昨日ブログの続きになるが、 旧知のドラマー原田俊太郎氏が、夫婦で行ったイタリヤ旅行の話し。
あるレストランに入るとギターの弾き語りがいて、「本場のカンツォーネが聴けるって期待した」のだそうだ。
離れたテーブルに日本人とおぼしき若い女性客二人がいて、弾き語り氏が近づいて歌いかけると、二人は笑顔でチップを渡した。今度は原田夫妻のテーブルに近づいて来た。
「それがさあ、明らかにギターも歌も上手くなくて、とてもプロといえないんだよ。で、1曲終わるまで我慢して言ってやったんだよ、イタリヤ語知らないから英語で“ユーニード・プラクティス!”ってさ」
“練習しろ”とは手厳しいが、イタリヤだからという期待が裏切られて我慢できなかったのだろう。
これとは反対の経験がある。
10年余り前だが家内と北京に行って、夜、たまたまホテル「北京飯店」を通りかかった。
歴史あるホテルだから覗いて行こうかと入ると、ラウンジがあって演奏をやっているので席に着いた。白い布カバーのソファーは昔の校長室を思い出すお堅い雰囲気で中国らしかった。

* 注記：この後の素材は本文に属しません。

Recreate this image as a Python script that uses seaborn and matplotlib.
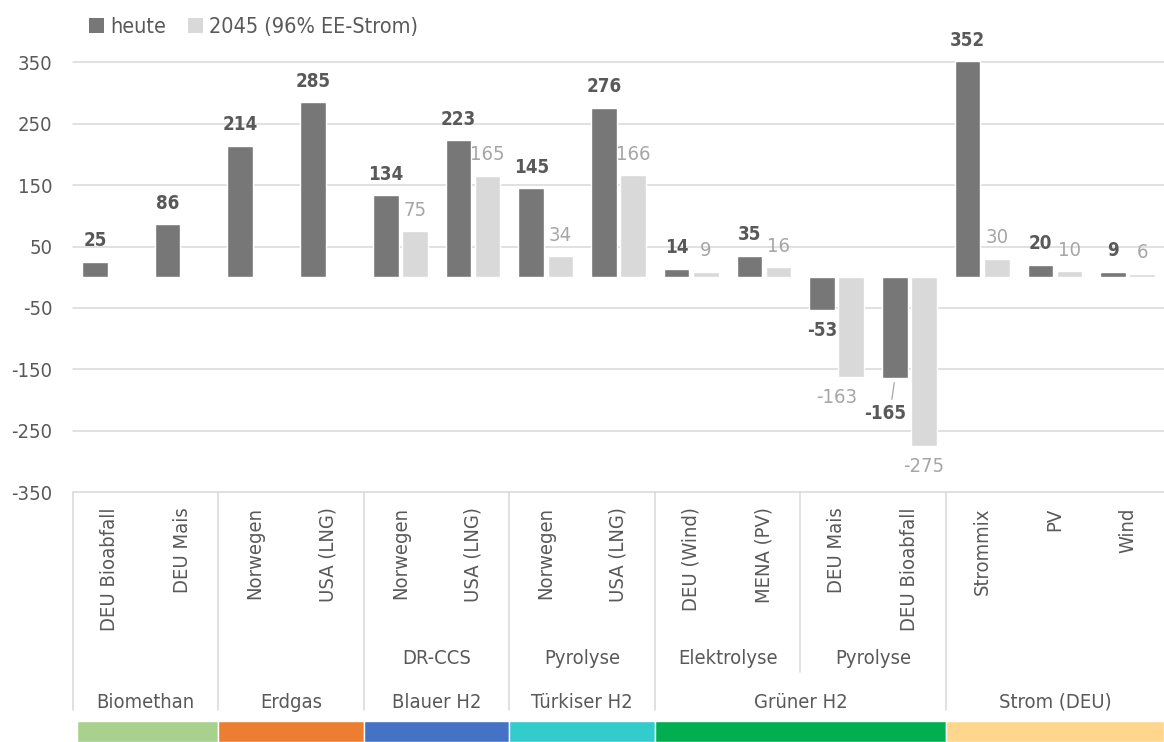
import numpy as np
import pandas as pd
import matplotlib
matplotlib.use("Agg")
import matplotlib.pyplot as plt
from matplotlib.patches import Patch, Rectangle
import seaborn as sns

# ---- data -------------------------------------------------------------
groups = ["Biomethan", "Biomethan", "Erdgas", "Erdgas",
          "Blauer H2", "Blauer H2", "Türkiser H2", "Türkiser H2",
          "Grüner H2", "Grüner H2", "Grüner H2", "Grüner H2",
          "Strom (DEU)", "Strom (DEU)", "Strom (DEU)"]
processes = ["", "", "", "", "DR-CCS", "DR-CCS", "Pyrolyse", "Pyrolyse",
             "Elektrolyse", "Elektrolyse", "Pyrolyse", "Pyrolyse", "", "", ""]
sub_labels = ["DEU Bioabfall", "DEU Mais", "Norwegen", "USA (LNG)",
              "Norwegen", "USA (LNG)", "Norwegen", "USA (LNG)",
              "DEU (Wind)", "MENA (PV)", "DEU Mais", "DEU Bioabfall",
              "Strommix", "PV", "Wind"]
heute = [25, 86, 214, 285, 134, 223, 145, 276, 14, 35, -53, -165, 352, 20, 9]
jahr_2045 = [np.nan, np.nan, np.nan, np.nan, 75, 165, 34, 166, 9, 16,
             -163, -275, 30, 10, 6]
series_names = ["heute", "2045 (96% EE-Strom)"]
y_ticks = [-350, -250, -150, -50, 50, 150, 250, 350]
group_colors = {"Biomethan": "#A9D18E", "Erdgas": "#ED7D31",
                "Blauer H2": "#4472C4", "Türkiser H2": "#33CCCC",
                "Grüner H2": "#00B050", "Strom (DEU)": "#FFD78C"}

# ---- style ------------------------------------------------------------
DARK, LIGHT = "#777777", "#D9D9D9"
TXT_DARK, TXT_LIGHT = "#595959", "#A6A6A6"
GRID = "#D9D9D9"

sns.set_theme(style="white")
plt.rcParams["font.family"] = ["DejaVu Sans"]
plt.rcParams["font.stretch"] = "condensed"

keys = [f"c{i:02d}" for i in range(len(sub_labels))]
rows = []
for k, a, b in zip(keys, heute, jahr_2045):
    rows.append((k, series_names[0], a))
    rows.append((k, series_names[1], b))
df = pd.DataFrame(rows, columns=["key", "series", "value"]).dropna()

fig = plt.figure(figsize=(11.64, 7.42), dpi=100)
ax = fig.add_axes([73 / 1164, 250 / 742, 1091 / 1164, 460.2 / 742])

sns.barplot(data=df, x="key", y="value", hue="series", order=keys,
            hue_order=series_names, palette=[DARK, LIGHT], saturation=1,
            width=0.8, gap=0.12, errorbar=None, legend=False, ax=ax)

ax.set_xlim(-0.5, len(keys) - 0.5)
ax.set_ylim(-350, 400)
ax.set_yticks(y_ticks)
ax.set_yticklabels([str(t) for t in y_ticks], fontsize=14.5, color=TXT_DARK)
ax.tick_params(axis="y", length=0, pad=15)
for t in y_ticks:
    ax.axhline(t, color=GRID, lw=1.1, zorder=0, clip_on=False)
for s in ax.spines.values():
    s.set_visible(False)
ax.set_xlabel("")
ax.set_ylabel("")

# category labels (rotated, first level)
ax.set_xticks(range(len(keys)))
ax.set_xticklabels(sub_labels, rotation=90, fontsize=14.5, color=TXT_DARK)
ax.tick_params(axis="x", length=0, pad=11)

# ---- value labels -----------------------------------------------------
px = 0.72  # points per pixel at 100 dpi
nudges = {(1, 10): (-15, -20), (0, 11): (-10, -35)}
for si, cont in enumerate(ax.containers):
    for bar in cont:
        h = bar.get_height()
        if np.isnan(h):
            continue
        xc = bar.get_x() + bar.get_width() / 2
        cat = int(round(xc))
        dx, dy = nudges.get((si, cat), (0, 21 if h >= 0 else -21))
        style = dict(fontsize=13.5, fontweight="bold", color=TXT_DARK) if si == 0 \
            else dict(fontsize=14.5, color=TXT_LIGHT)
        arrow = None
        if (si, cat) == (0, 11):
            arrow = dict(arrowstyle="-", color=TXT_LIGHT, lw=0.9,
                         shrinkA=1, shrinkB=3, relpos=(0.65, 1.0))
        ax.annotate(f"{h:.0f}", xy=(xc, h), xytext=(dx * px, dy * px),
                    textcoords="offset points", ha="center", va="center",
                    arrowprops=arrow, annotation_clip=False, **style)

# ---- hierarchical axis below the plot ---------------------------------
trans = ax.get_xaxis_transform()
H = 460.2


def fy(p):
    """Convert a pixel row below the axes bottom to axes fraction."""
    return -(p - 492) / H


# group spans derived from the group list
spans = []
for i, g in enumerate(groups):
    if spans and spans[-1][0] == g:
        spans[-1][2] = i
    else:
        spans.append([g, i, i])

for g, a, b in spans:
    ax.plot([a - 0.5, a - 0.5], [0, fy(710)], transform=trans, color=GRID,
            lw=1.1, clip_on=False)
    ax.text((a + b) / 2, fy(702), g, transform=trans, ha="center",
            va="center", fontsize=14.5, color=TXT_DARK)
    left = a - 0.5 + (4 / 72.73 if a == 0 else 0)
    ax.add_patch(Rectangle((left, fy(742)), b + 0.5 - left, fy(721) - fy(742),
                           transform=trans, facecolor=group_colors[g],
                           edgecolor="white", lw=1, clip_on=False))

# process sub-groups
pspans = []
for i, p in enumerate(processes):
    if pspans and pspans[-1][0] == p and pspans[-1][2] == i - 1:
        pspans[-1][2] = i
    else:
        pspans.append([p, i, i])
for p, a, b in pspans:
    if not p:
        continue
    ax.text((a + b) / 2, fy(658), p, transform=trans, ha="center",
            va="center", fontsize=14.5, color=TXT_DARK)
    if a > 0 and groups[a] == groups[a - 1]:
        ax.plot([a - 0.5, a - 0.5], [0, fy(672)], transform=trans,
                color=GRID, lw=1.1, clip_on=False)

# ---- legend -----------------------------------------------------------
handles = [Patch(facecolor=DARK, edgecolor="none"),
           Patch(facecolor=LIGHT, edgecolor="none")]
fig.legend(handles, series_names, loc="center left",
           bbox_to_anchor=(89 / 1164, 1 - 27 / 742), ncol=2, frameon=False,
           fontsize=15.5, handlelength=0.7, handleheight=0.7, handletextpad=0.3,
           columnspacing=1.0, borderpad=0, borderaxespad=0, labelcolor=TXT_DARK)

fig.savefig("out.png", dpi=100)
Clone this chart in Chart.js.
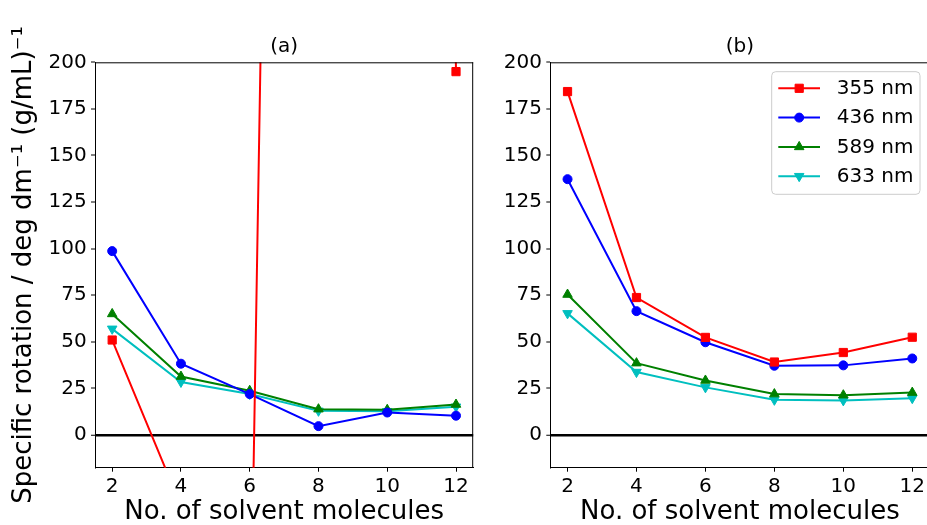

ドリンクを注文して演奏を聴いた。中国人とおぼしき女性ピアニストと白人のアルトサックスでスタンダードジャズ、なかなか良い演奏だった。
がらんと広い客席にお客がまばら、私と家内だけが拍手するとピアニストがこちらを向いて軽く会釈した。
3~4曲ほど聞いたところで、ラストステージだったようで白人さんがアルトを片付け始めた。
私はピアノの所に行き、女性に「素晴らしい爵士(ジャズ)演奏でした」と中国語で話しかけた。
女性は笑顔で「ありがとうございます」と言い、「お仕事でいらしたんですか、もしかして音楽関連とか?」と聞かれたので、「仕事ではなく観光で、私もジャズピアニストです」と告げると、「是非、1曲弾いて下さい」と。
ピアノに座って”My one and only love”を弾きだすと、かの白人男性がアルトを再び出して途中から参加、アドリブのやり取り、予期せぬデュオセッションだった。
終わってアルト奏者と握手を交わし、お国を聞くとロシヤ人だった。
ピアニスト女性に中国のジャズ事情を伺いたかったが、彼氏らしき男性が迎えに来たので野暮はいけないとそのまま別れた。
全く予期せず良い思い出となった。
というわけで、本日も良いライブをお届けして、お客様に心地良いひとときを持ち帰って頂こう。
銀座「俺の割烹」・「俺のフレンチ・タブルタク」ソロ弾き語り、掛け持ち出演。